* [EXERCISE INSTRUCTIONS] Retype the opening lines of the data exactly, stopping after the line that contains "hi_idx = int(round(mean)) - 1". Skip every picture.

* [DATA LINES]
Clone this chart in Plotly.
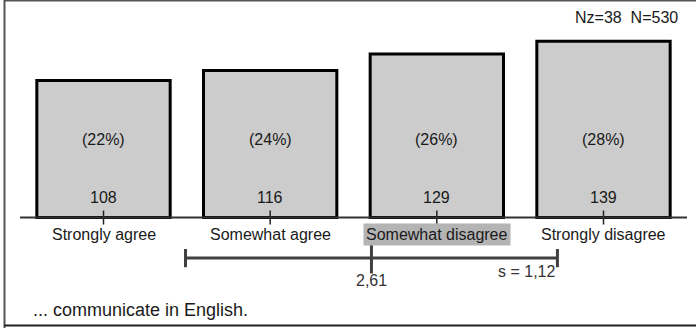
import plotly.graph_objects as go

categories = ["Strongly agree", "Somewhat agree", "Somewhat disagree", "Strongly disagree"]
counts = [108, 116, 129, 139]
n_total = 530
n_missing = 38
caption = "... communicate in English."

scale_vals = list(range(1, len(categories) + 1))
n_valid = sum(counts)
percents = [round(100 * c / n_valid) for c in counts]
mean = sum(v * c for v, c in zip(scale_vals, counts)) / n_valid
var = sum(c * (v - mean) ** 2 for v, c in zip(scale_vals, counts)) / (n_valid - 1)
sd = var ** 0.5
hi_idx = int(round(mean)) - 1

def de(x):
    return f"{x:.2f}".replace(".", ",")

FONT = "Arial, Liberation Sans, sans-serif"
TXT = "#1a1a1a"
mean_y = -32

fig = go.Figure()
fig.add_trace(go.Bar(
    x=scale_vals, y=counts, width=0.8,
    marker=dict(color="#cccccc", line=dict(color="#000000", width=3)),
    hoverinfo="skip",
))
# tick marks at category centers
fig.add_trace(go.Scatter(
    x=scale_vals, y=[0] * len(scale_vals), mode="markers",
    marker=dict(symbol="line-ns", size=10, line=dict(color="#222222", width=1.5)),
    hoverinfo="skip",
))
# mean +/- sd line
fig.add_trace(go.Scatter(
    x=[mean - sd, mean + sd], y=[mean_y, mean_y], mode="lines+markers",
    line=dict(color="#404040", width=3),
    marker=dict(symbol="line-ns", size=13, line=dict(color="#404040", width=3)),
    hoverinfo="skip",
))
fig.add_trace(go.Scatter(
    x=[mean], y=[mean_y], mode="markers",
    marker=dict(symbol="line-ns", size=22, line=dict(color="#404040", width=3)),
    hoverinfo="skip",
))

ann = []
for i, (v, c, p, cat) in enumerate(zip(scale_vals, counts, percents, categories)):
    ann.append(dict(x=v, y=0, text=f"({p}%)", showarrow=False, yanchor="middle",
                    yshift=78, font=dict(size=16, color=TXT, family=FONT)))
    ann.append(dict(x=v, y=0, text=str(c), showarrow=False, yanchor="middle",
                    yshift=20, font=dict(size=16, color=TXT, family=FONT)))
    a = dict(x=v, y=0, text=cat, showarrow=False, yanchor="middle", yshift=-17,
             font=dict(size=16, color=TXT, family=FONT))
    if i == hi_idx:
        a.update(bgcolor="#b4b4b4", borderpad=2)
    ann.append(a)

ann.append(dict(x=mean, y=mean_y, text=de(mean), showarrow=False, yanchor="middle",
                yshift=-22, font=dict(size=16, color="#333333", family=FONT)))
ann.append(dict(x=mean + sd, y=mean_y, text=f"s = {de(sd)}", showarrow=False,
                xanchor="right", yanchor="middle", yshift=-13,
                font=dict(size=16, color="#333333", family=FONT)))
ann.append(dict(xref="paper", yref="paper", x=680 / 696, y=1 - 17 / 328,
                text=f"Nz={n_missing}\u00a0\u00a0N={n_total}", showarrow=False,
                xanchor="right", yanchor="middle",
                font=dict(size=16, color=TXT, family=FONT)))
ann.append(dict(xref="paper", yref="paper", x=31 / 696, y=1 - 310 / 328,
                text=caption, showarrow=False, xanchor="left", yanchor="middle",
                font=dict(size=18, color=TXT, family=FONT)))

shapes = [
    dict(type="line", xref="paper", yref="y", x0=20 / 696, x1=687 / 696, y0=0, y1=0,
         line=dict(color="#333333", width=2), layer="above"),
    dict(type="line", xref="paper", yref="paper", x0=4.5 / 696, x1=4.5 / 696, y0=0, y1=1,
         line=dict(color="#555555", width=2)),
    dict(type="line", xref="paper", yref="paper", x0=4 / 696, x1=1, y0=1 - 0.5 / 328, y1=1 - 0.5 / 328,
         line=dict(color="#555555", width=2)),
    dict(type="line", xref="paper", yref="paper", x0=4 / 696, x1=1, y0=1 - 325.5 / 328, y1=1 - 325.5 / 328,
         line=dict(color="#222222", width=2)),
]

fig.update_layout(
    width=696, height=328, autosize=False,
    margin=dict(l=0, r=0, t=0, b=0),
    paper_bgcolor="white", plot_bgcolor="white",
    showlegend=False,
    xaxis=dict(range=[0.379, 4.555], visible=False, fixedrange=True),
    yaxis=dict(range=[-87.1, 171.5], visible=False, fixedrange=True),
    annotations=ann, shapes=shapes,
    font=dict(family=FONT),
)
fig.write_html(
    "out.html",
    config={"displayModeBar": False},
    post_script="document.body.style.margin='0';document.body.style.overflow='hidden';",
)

* [RESULT OF THE TASK]
Clone this chart in Plotly.
import plotly.graph_objects as go

categories = ["Strongly agree", "Somewhat agree", "Somewhat disagree", "Strongly disagree"]
counts = [108, 116, 129, 139]
n_total = 530
n_missing = 38
caption = "... communicate in English."

scale_vals = list(range(1, len(categories) + 1))
n_valid = sum(counts)
percents = [round(100 * c / n_valid) for c in counts]
mean = sum(v * c for v, c in zip(scale_vals, counts)) / n_valid
var = sum(c * (v - mean) ** 2 for v, c in zip(scale_vals, counts)) / (n_valid - 1)
sd = var ** 0.5
hi_idx = int(round(mean)) - 1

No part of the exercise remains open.